| GIVEN ENTRIES |

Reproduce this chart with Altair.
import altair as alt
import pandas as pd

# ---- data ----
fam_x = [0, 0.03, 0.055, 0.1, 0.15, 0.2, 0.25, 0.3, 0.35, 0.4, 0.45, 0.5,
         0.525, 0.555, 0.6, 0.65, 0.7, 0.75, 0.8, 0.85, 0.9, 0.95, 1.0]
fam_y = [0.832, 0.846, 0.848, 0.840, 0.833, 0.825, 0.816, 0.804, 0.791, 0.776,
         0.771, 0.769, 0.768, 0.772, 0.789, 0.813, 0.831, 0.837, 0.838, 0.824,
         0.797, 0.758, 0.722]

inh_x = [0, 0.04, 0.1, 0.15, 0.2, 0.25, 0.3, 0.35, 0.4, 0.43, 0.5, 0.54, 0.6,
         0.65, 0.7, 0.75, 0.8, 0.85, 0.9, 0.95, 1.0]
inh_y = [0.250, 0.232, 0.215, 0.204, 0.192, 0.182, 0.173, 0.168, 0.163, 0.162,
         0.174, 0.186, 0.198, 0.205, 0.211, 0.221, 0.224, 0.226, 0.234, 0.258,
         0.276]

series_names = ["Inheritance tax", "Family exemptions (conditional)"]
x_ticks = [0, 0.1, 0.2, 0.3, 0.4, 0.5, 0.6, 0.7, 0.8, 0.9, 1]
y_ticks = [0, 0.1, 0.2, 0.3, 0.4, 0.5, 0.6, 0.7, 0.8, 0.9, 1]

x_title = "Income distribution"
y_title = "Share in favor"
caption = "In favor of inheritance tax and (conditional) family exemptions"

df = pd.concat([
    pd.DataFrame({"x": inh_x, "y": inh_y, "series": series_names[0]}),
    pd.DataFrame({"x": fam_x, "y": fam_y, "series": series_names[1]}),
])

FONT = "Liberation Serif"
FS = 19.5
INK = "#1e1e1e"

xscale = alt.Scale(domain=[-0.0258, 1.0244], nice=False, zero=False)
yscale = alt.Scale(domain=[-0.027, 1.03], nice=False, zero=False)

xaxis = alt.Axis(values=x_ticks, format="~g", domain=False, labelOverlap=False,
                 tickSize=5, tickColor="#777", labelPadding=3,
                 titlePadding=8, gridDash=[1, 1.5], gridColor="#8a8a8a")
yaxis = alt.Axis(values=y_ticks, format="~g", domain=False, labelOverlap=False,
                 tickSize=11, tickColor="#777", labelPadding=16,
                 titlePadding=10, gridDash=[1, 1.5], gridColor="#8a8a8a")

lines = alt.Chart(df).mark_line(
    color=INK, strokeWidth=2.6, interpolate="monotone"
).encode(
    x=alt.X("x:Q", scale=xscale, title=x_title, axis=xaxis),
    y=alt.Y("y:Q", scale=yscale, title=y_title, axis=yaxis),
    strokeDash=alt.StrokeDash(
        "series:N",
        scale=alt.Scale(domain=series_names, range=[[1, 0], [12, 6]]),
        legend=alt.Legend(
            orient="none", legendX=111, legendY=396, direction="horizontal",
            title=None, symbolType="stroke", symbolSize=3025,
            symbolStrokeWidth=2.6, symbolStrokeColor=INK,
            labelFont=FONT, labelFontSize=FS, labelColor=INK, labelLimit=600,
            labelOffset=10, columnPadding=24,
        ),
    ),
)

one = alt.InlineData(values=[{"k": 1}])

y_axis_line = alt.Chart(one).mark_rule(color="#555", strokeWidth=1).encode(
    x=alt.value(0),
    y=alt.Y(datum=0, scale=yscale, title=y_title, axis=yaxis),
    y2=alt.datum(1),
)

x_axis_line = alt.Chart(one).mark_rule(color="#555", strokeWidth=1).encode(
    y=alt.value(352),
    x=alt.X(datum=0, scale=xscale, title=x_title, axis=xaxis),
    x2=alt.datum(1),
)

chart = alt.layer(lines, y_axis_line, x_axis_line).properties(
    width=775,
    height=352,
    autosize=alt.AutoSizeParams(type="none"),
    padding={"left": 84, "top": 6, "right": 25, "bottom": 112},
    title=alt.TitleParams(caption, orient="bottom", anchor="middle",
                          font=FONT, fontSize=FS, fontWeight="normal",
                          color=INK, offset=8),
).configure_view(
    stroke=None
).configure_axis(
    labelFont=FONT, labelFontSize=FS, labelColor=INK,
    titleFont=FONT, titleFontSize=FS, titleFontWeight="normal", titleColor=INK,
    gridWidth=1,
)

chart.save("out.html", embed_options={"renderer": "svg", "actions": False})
--
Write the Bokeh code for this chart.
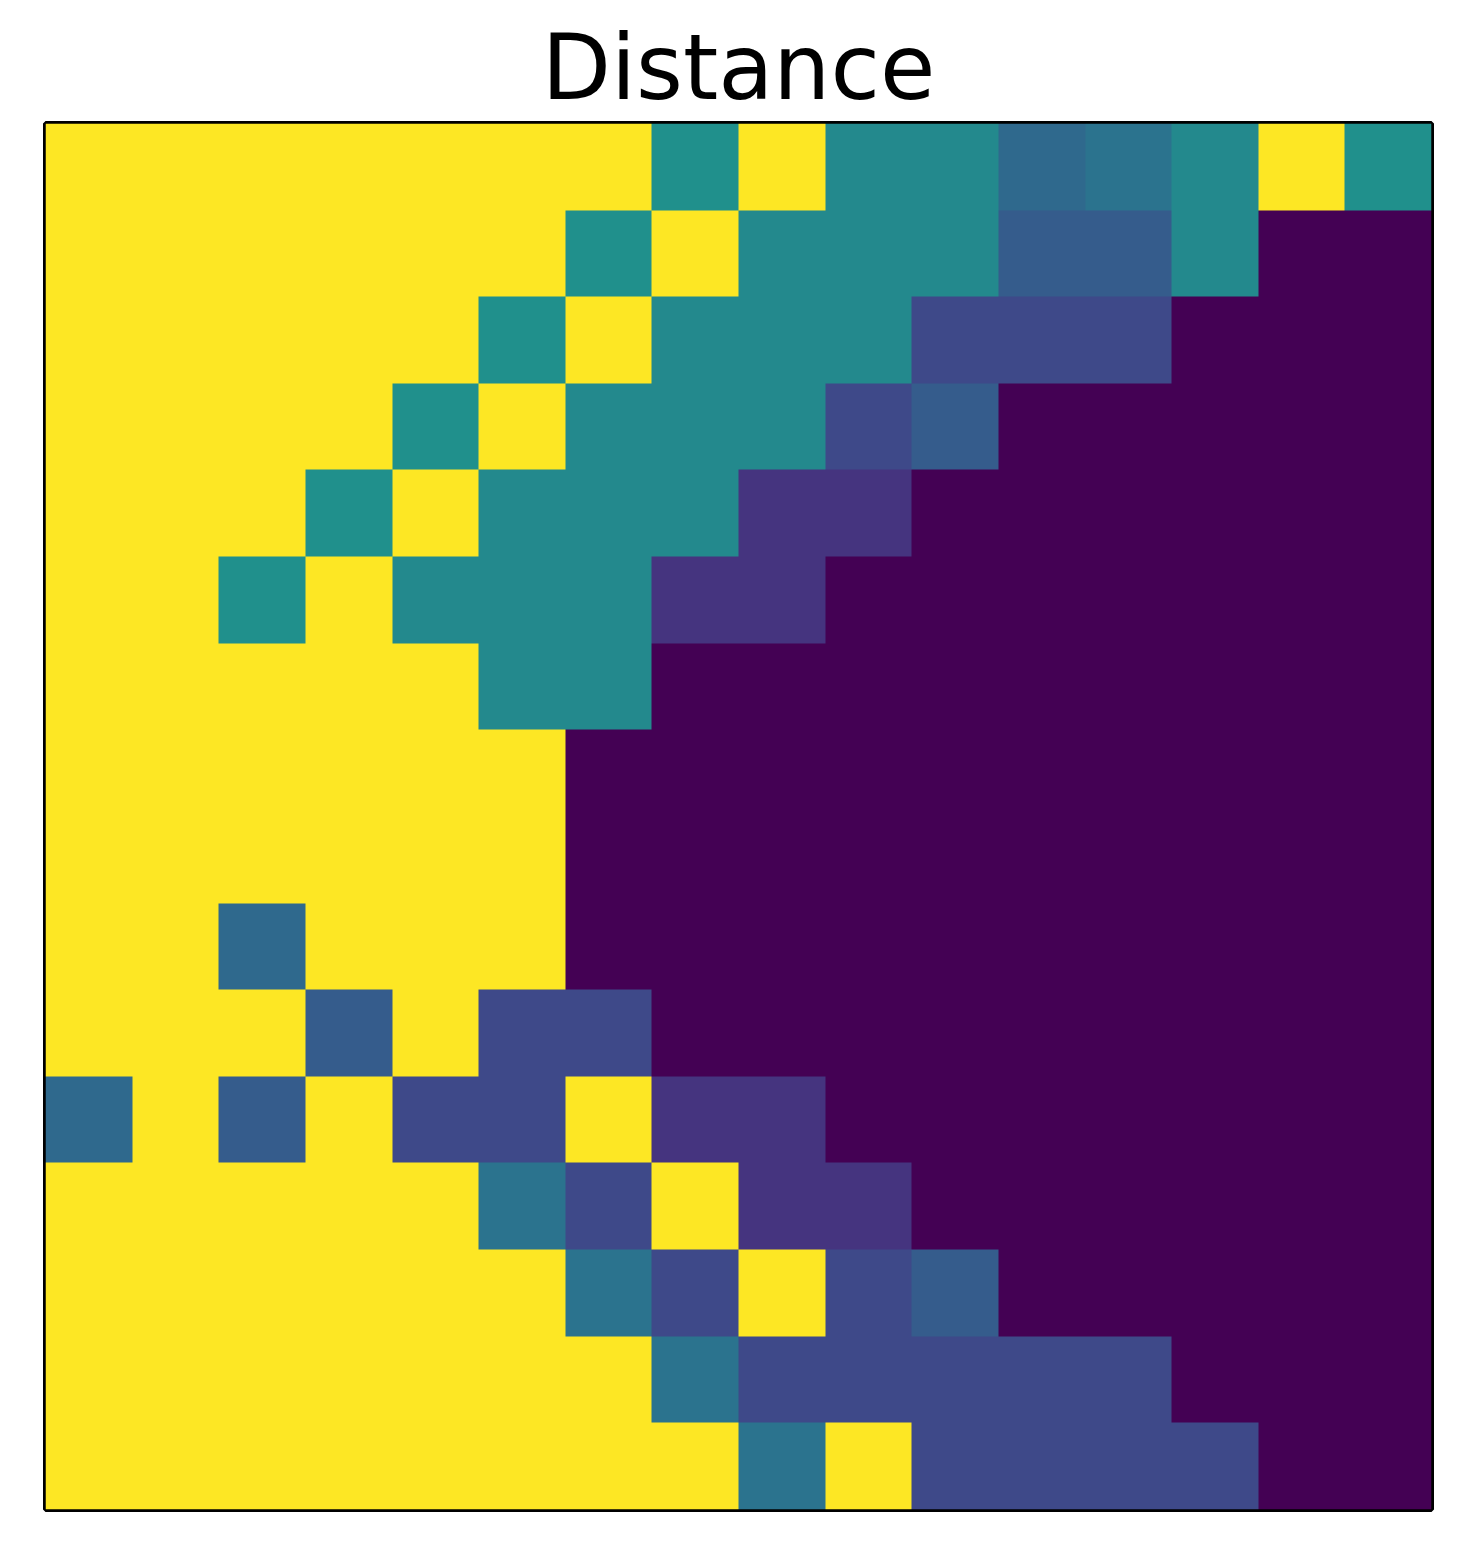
* * *
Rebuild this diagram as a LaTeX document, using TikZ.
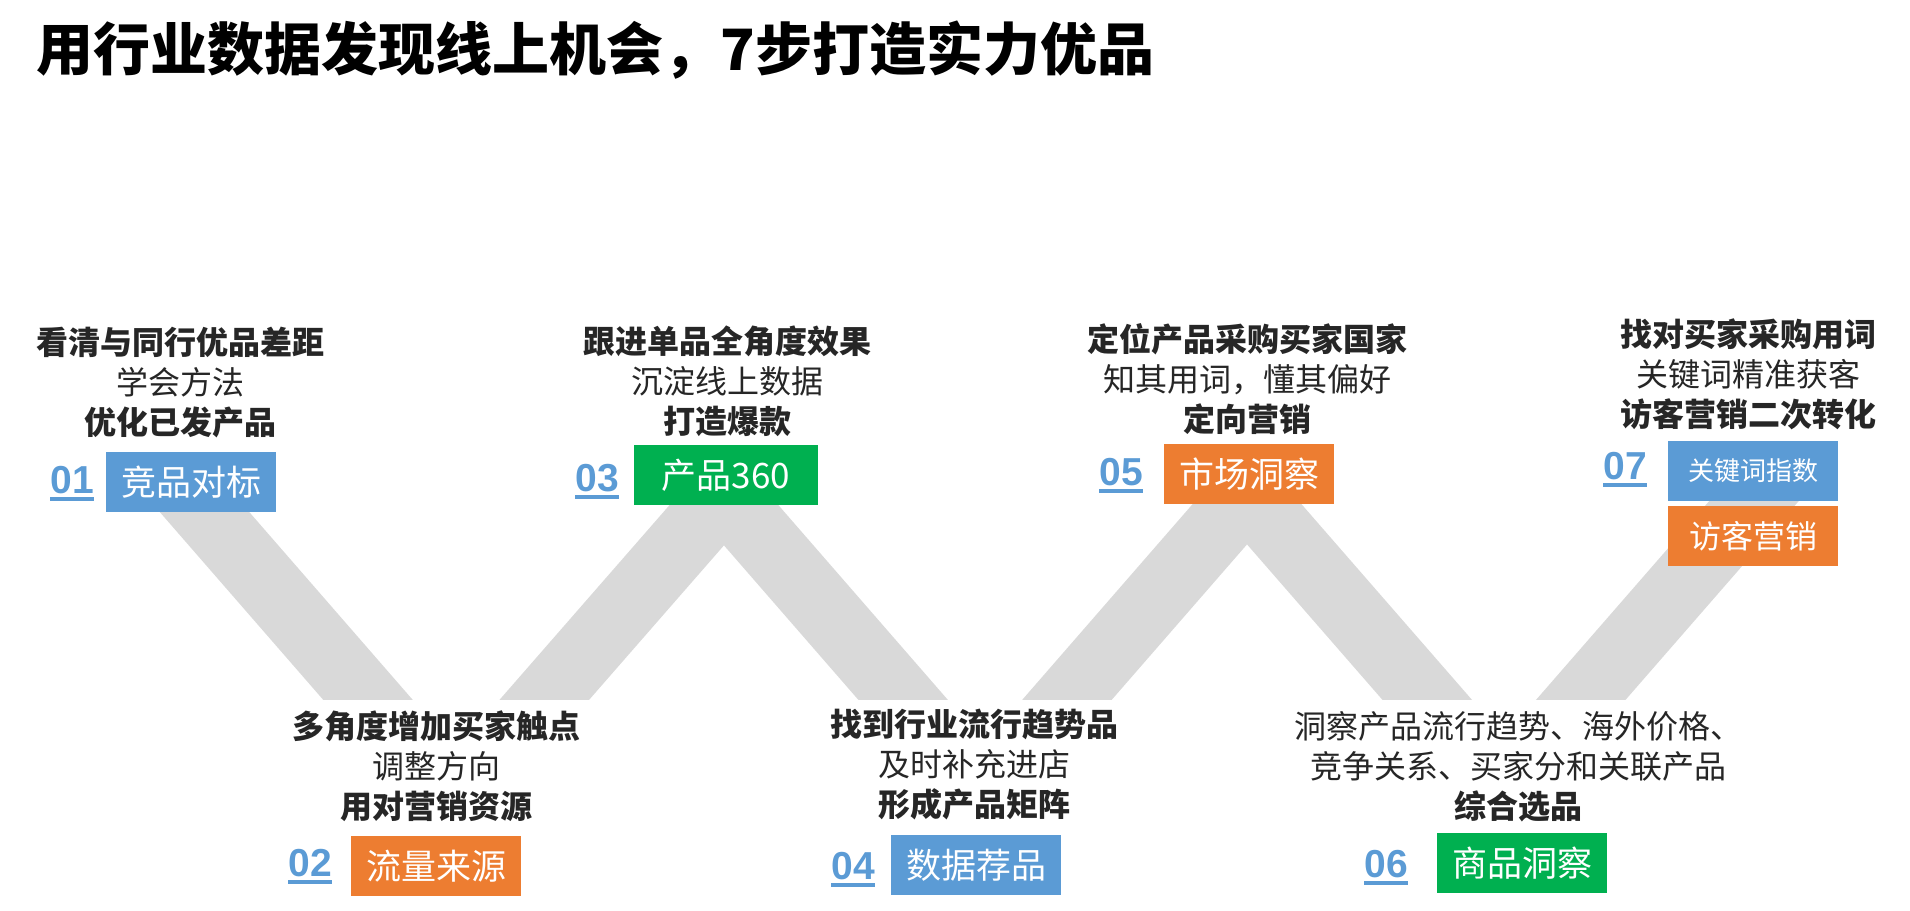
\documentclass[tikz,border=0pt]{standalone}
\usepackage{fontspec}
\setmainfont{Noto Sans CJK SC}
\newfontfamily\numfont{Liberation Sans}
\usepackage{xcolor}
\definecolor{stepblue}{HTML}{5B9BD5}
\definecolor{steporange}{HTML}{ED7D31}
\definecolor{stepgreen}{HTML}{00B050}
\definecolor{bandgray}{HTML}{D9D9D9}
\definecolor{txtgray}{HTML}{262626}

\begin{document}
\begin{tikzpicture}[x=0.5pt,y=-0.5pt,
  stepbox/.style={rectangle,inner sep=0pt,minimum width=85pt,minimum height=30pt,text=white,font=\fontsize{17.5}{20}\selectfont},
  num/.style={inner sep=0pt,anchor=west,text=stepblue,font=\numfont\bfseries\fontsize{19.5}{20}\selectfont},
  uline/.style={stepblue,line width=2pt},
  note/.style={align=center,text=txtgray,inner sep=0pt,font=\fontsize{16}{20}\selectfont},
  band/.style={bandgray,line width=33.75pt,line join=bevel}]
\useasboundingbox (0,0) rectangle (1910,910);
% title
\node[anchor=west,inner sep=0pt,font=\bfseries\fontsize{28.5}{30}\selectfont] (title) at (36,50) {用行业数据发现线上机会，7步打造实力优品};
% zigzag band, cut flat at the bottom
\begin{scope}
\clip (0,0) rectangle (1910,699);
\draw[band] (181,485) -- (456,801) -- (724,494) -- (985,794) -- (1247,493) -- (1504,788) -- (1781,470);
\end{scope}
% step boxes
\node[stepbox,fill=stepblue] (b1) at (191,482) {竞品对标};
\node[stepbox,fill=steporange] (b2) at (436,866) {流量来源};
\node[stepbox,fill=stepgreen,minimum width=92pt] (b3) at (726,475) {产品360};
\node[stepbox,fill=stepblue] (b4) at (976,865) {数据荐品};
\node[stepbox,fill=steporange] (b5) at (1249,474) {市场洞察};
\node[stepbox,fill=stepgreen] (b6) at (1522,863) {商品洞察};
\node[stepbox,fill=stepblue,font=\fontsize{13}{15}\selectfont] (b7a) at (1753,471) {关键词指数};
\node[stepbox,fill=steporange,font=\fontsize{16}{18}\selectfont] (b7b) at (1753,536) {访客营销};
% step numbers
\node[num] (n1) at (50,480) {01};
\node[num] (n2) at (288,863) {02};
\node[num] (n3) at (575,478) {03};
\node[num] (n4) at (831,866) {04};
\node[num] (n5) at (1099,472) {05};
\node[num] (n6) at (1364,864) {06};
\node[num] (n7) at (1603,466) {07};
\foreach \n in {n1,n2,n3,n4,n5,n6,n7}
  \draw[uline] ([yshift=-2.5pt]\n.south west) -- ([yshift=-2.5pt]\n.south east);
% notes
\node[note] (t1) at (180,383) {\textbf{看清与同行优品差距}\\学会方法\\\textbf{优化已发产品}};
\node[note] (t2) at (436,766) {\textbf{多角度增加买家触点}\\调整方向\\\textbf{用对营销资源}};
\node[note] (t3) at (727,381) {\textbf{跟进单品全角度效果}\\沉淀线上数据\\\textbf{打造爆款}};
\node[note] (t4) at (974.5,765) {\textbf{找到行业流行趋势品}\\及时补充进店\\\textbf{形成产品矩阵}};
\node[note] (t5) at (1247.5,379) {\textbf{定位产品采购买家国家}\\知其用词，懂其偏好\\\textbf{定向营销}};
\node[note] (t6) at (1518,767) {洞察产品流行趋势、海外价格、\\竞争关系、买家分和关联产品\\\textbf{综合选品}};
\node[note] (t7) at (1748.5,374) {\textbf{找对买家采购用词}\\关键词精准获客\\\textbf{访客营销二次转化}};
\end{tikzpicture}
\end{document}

| EXERCISE DESCRIPTION |
Using the data above, reproduce exactly the lines from the line that contains "Reproduce this chart with Altair." through the line that contains "import pandas as pd", including both.

| FINAL ANSWER |
Reproduce this chart with Altair.
import altair as alt
import pandas as pd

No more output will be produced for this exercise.